» Source data
|---|
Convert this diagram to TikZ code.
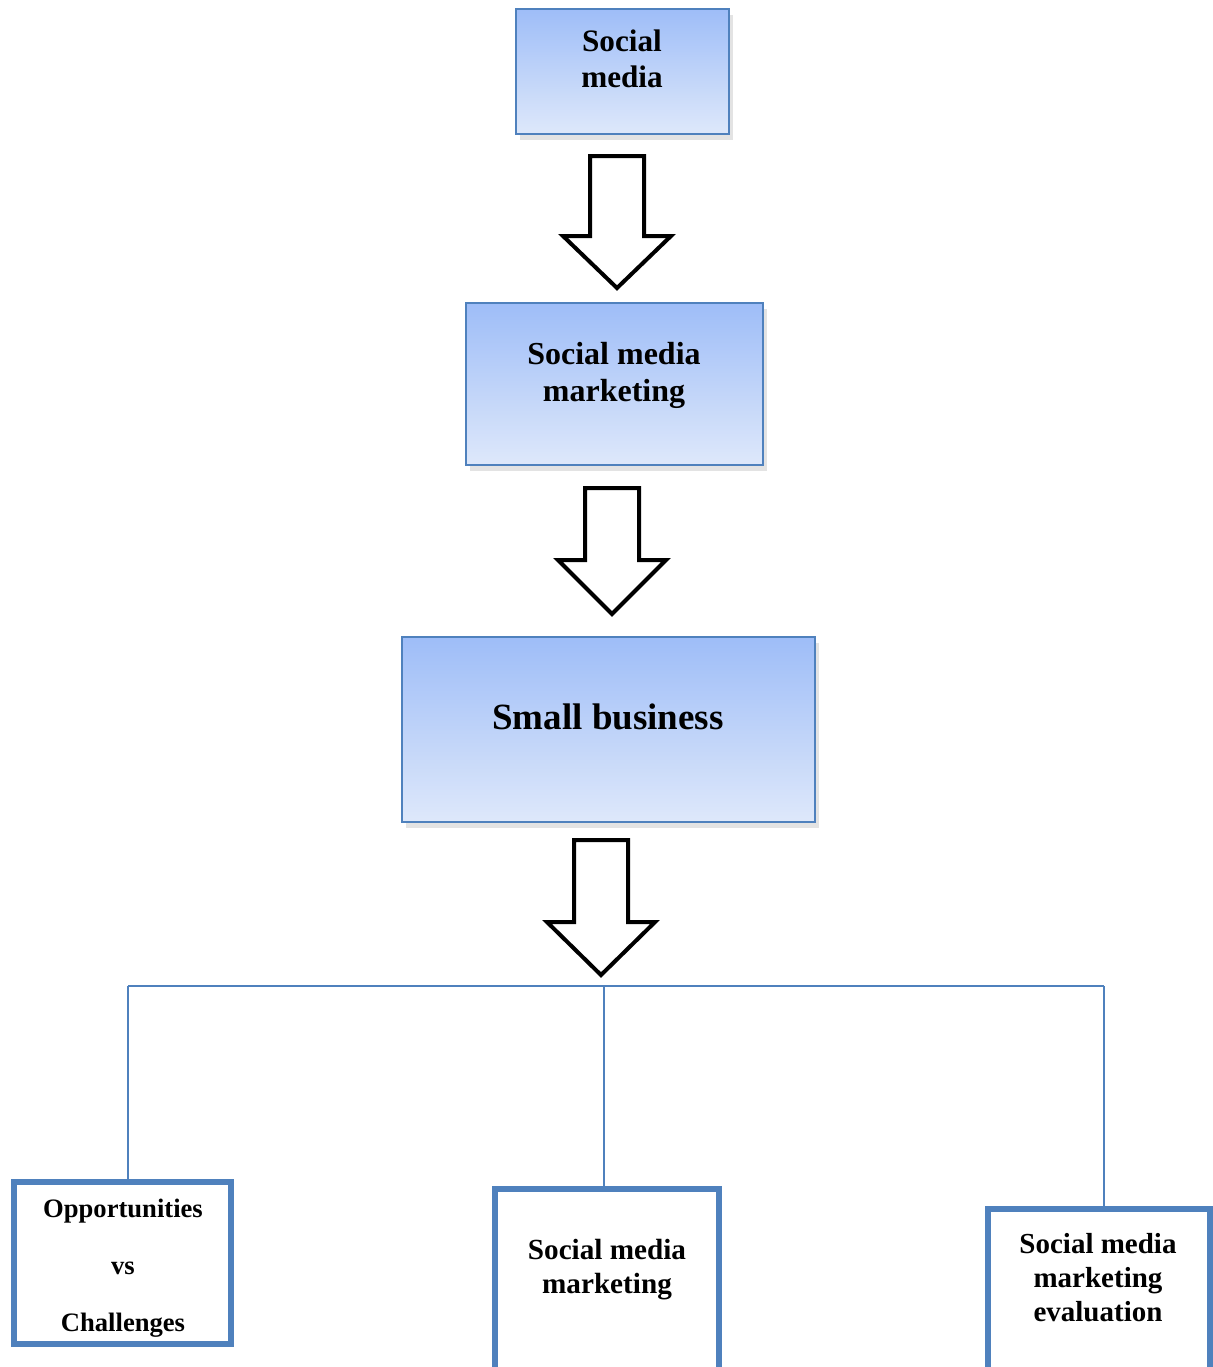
\documentclass[tikz,border=0pt]{standalone}
\usepackage{fontspec}
\setmainfont{Liberation Serif}
\usetikzlibrary{shadows}
\definecolor{boxline}{RGB}{79,129,189}
\definecolor{boxtop}{RGB}{158,189,248}
\definecolor{boxbot}{RGB}{222,232,250}
\tikzset{
	flowbox/.style={draw=boxline, line width=1pt, top color=boxtop, bottom color=boxbot, inner sep=0pt,
		drop shadow={opacity=0.22, shadow xshift=2pt, shadow yshift=-3pt}},
	leafbox/.style={draw=boxline, line width=3pt, fill=white, inner sep=0pt},
	bigarrow/.style={draw=black, line width=2pt, fill=white, line join=miter},
	link/.style={draw=boxline, line width=0.75pt},
	boxtext/.style={align=center, inner sep=0pt}
}
\def\hollowarrow(#1,#2:#3:#4){\draw[bigarrow] (#1-27,#2) -- (#1+27,#2) -- (#1+27,#3) -- (#1+54,#3) -- (#1,#4) -- (#1-54,#3) -- (#1-27,#3) -- cycle;}

\begin{document}
\begin{tikzpicture}[x=0.5pt, y=-0.5pt]
		%%%%% START %%%%%
		\useasboundingbox (0,0) rectangle (1212,1367);
		
		% top chain
		\node[flowbox, minimum width=106.5pt, minimum height=62.5pt] (media) at (622.5,71.5) {};
		\node[boxtext, font=\fontsize{15.6pt}{18pt}\selectfont\bfseries] (mediaText) at (622,59) {Social\\media};
		
		\hollowarrow(617,156:236:288)
		
		\node[flowbox, minimum width=148.5pt, minimum height=81pt] (smm) at (614.5,384) {};
		\node[boxtext, font=\fontsize{16pt}{18.5pt}\selectfont\bfseries] (smmText) at (614,375) {Social media\\marketing};
		
		\hollowarrow(612,488:560:614)
		
		\node[flowbox, minimum width=206.5pt, minimum height=92.5pt] (business) at (608.5,729.5) {};
		\node[boxtext, font=\fontsize{18.5pt}{22pt}\selectfont\bfseries] (businessText) at (608,717) {Small business};
		
		\hollowarrow(601,840:922:975)
		
		% bottom row
		\node[leafbox, minimum width=108.5pt, minimum height=81pt] (opport) at (122.5,1262.5) {};
		\node[leafbox, minimum width=112pt, minimum height=115.5pt] (smmLeaf) at (606.5,1304.5) {};
		\node[leafbox, minimum width=111pt, minimum height=105.5pt] (evaluation) at (1098.5,1314.5) {};
		
		\node[boxtext, font=\fontsize{13.3pt}{28.5pt}\selectfont\bfseries] (opportText) at (123,1268) {Opportunities\\vs\\Challenges};
		\node[boxtext, font=\fontsize{14.6pt}{17pt}\selectfont\bfseries] (smmLeafText) at (607,1270) {Social media\\marketing};
		\node[boxtext, font=\fontsize{14.5pt}{17pt}\selectfont\bfseries] (evaluationText) at (1098,1278) {Social media\\marketing\\evaluation};
		
		% tree lines
		\coordinate (forkA) at (128,986);
		\coordinate (forkB) at (604,986);
		\coordinate (forkC) at (1104,986);
		\draw[link] (forkA) -- (forkC);
		\draw[link] (forkA) -- (forkA |- opport.north);
		\draw[link] (forkB) -- (forkB |- smmLeaf.north);
		\draw[link] (forkC) -- (forkC |- evaluation.north);
		
		%%%%% END %%%%%
	\end{tikzpicture}
\end{document}
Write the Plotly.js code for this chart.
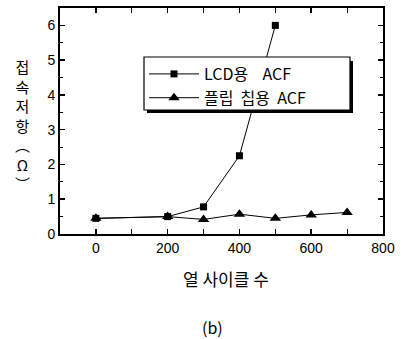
|---|
Repeat each entry exactly as given; no pictures belong in the copy.

» Problem solution
Convert this diagram to TikZ code.
\documentclass[tikz,border=0pt]{standalone}
\usepackage{fontspec}
\setmainfont{Liberation Serif}
\usetikzlibrary{shadows}
\definecolor{boxline}{RGB}{79,129,189}
\definecolor{boxtop}{RGB}{158,189,248}
\definecolor{boxbot}{RGB}{222,232,250}
\tikzset{
	flowbox/.style={draw=boxline, line width=1pt, top color=boxtop, bottom color=boxbot, inner sep=0pt,
		drop shadow={opacity=0.22, shadow xshift=2pt, shadow yshift=-3pt}},
	leafbox/.style={draw=boxline, line width=3pt, fill=white, inner sep=0pt},
	bigarrow/.style={draw=black, line width=2pt, fill=white, line join=miter},
	link/.style={draw=boxline, line width=0.75pt},
	boxtext/.style={align=center, inner sep=0pt}
}
\def\hollowarrow(#1,#2:#3:#4){\draw[bigarrow] (#1-27,#2) -- (#1+27,#2) -- (#1+27,#3) -- (#1+54,#3) -- (#1,#4) -- (#1-54,#3) -- (#1-27,#3) -- cycle;}

\begin{document}
\begin{tikzpicture}[x=0.5pt, y=-0.5pt]
		%%%%% START %%%%%
		\useasboundingbox (0,0) rectangle (1212,1367);
		
		% top chain
		\node[flowbox, minimum width=106.5pt, minimum height=62.5pt] (media) at (622.5,71.5) {};
		\node[boxtext, font=\fontsize{15.6pt}{18pt}\selectfont\bfseries] (mediaText) at (622,59) {Social\\media};
		
		\hollowarrow(617,156:236:288)
		
		\node[flowbox, minimum width=148.5pt, minimum height=81pt] (smm) at (614.5,384) {};
		\node[boxtext, font=\fontsize{16pt}{18.5pt}\selectfont\bfseries] (smmText) at (614,375) {Social media\\marketing};
		
		\hollowarrow(612,488:560:614)
		
		\node[flowbox, minimum width=206.5pt, minimum height=92.5pt] (business) at (608.5,729.5) {};
		\node[boxtext, font=\fontsize{18.5pt}{22pt}\selectfont\bfseries] (businessText) at (608,717) {Small business};
		
		\hollowarrow(601,840:922:975)
		
		% bottom row
		\node[leafbox, minimum width=108.5pt, minimum height=81pt] (opport) at (122.5,1262.5) {};
		\node[leafbox, minimum width=112pt, minimum height=115.5pt] (smmLeaf) at (606.5,1304.5) {};
		\node[leafbox, minimum width=111pt, minimum height=105.5pt] (evaluation) at (1098.5,1314.5) {};
		
		\node[boxtext, font=\fontsize{13.3pt}{28.5pt}\selectfont\bfseries] (opportText) at (123,1268) {Opportunities\\vs\\Challenges};
		\node[boxtext, font=\fontsize{14.6pt}{17pt}\selectfont\bfseries] (smmLeafText) at (607,1270) {Social media\\marketing};
		\node[boxtext, font=\fontsize{14.5pt}{17pt}\selectfont\bfseries] (evaluationText) at (1098,1278) {Social media\\marketing\\evaluation};
		
		% tree lines
		\coordinate (forkA) at (128,986);
		\coordinate (forkB) at (604,986);
		\coordinate (forkC) at (1104,986);
		\draw[link] (forkA) -- (forkC);
		\draw[link] (forkA) -- (forkA |- opport.north);
		\draw[link] (forkB) -- (forkB |- smmLeaf.north);
		\draw[link] (forkC) -- (forkC |- evaluation.north);
		
		%%%%% END %%%%%
	\end{tikzpicture}
\end{document}
Write the Plotly.js code for this chart.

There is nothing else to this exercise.